Calculating Cost Of Goods Sold
Product pricing is tricky for even the most experienced, well informed ecommerce store owners. Various implicit factors such as competitor pricing, customer expectations, perceived value, and product demand are important considerations when it comes to setting price. But one explicit factor, Cost of Goods Sold, or COGS, is critical for selecting retail prices. Your COGS represent a floor. Setting prices below that floor can have negative implications on profitability.
What Is Cost Of Goods Sold?
When an ecommerce store purchases inventory from a third party, Cost of Goods Sold is equal to the expense associated with obtaining that inventory. If your store manufactures goods, COGS refers to the expenses directly associated with producing and selling products, for instance the cost of raw materials and packaging.
Why It’s Important To Calculate COGS
Despite the importance of Cost of Goods Sold for ecommerce stores, many store owners lack visibility needed to make comprehensive decisions using COGS. For instance, Shopify and WooCommerce do not offer Cost of Goods Sold information, while Magento’s out of the box product does not immediately make COGS available.

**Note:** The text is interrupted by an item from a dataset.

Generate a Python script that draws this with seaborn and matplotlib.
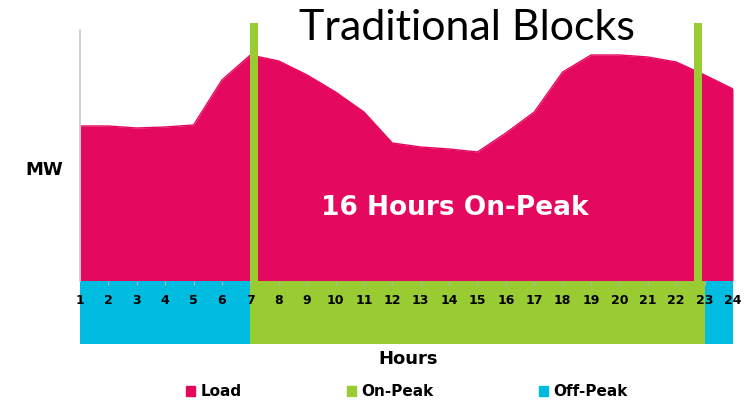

Accurate COGS data not only helps set the floor for pricing, it helps stores understand how to best market products based on Gross Margin (Gross Margin = Revenue – COGS). In other words, a t-shirt with a $10 Gross Margin could be a good candidate for a scalable email marketing campaign, while a TV with a $200 Gross Margin could be a good candidate for more expensive forms of marketing such as Paid Search. In addition to marketing considerations, stores can use COGS to price products so that margin is available to pay for operating expenses related to maintaining a digital presence. Examples of these operating expenses include web hosting fees, development expenses, or the cost of maintaining an office space.